In this community, it isn’t that guns are new, nor can the fear of a new reality be explained simply by the end of the federal assault weapons ban. He notes that something else has changed in the culture, and now it is in the imagination of high school students to think about using their guns against their classmates. It isn’t just that regulation has changed, but culture has too, and so to solve the gun crisis we’ll need to address both.
The progressive challenge
Does it need to be so hard to reconcile a structural analysis with an understanding of the crucial roles that social attitudes, cultural norms and personal values play in creating our society and changing it? Apparently, it is.
I was recently at a meeting of progressive leaders and activists. The meeting was meant to explore how we reach across lines of political difference and come to understand conservatives in new ways that might allow us to build common ground and turn the country around.

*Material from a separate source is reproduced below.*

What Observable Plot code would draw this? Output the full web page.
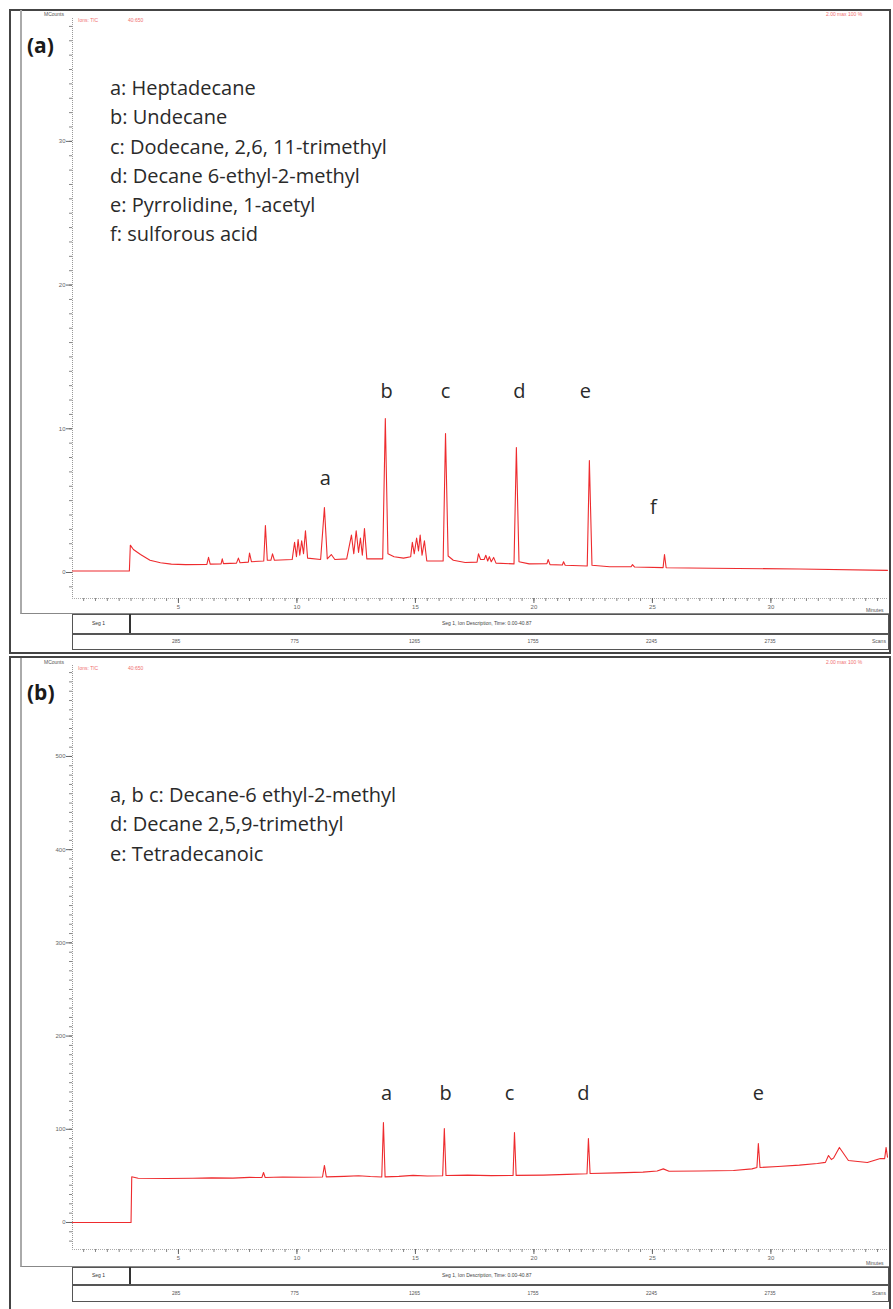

Late in the evening I offered that while it is hard for progressives to digest, it isn’t that we have a monopoly on the answers or that our values are the only ones that are valid. I said, “if we want to get at the heart of what needs to be addressed in America, then we must consider that there is some truth in the territory that has been claimed by conservatives. In fact, there is something for us to understand about the declining work ethic, culture of violence and breakdown of the family...” and even before I had finished my sentence a very well-known progressive activist interrupted and said sarcastically, “and gay marriage is to blame for it all.”
Of course, I don’t think that. And yes, conservatives, some of whom believe that, have taken control of concepts like the culture of violence, declining work ethic and family breakdown and too often used them as code as they construct a racist, fearful narrative.
But that doesn’t mean those things are not plaguing America, and it certainly doesn’t mean that making a joke of them is going to build a broader coalition. And as Doris, Arnie, Ronald and Jose remind us, it isn’t just that conservatives have duped bigoted white people into believing these lies. In fact, diverse working-class Americans, many of whom support much of the “progressive” agenda, believe that social, cultural and family attitudes and values matter a lot.
Yes, there is structural injustice, and there is also a moral or social fabric to our society that needs to be recognized and respected in order for it to be stitched back together to give ourselves a chance to live up to our promise.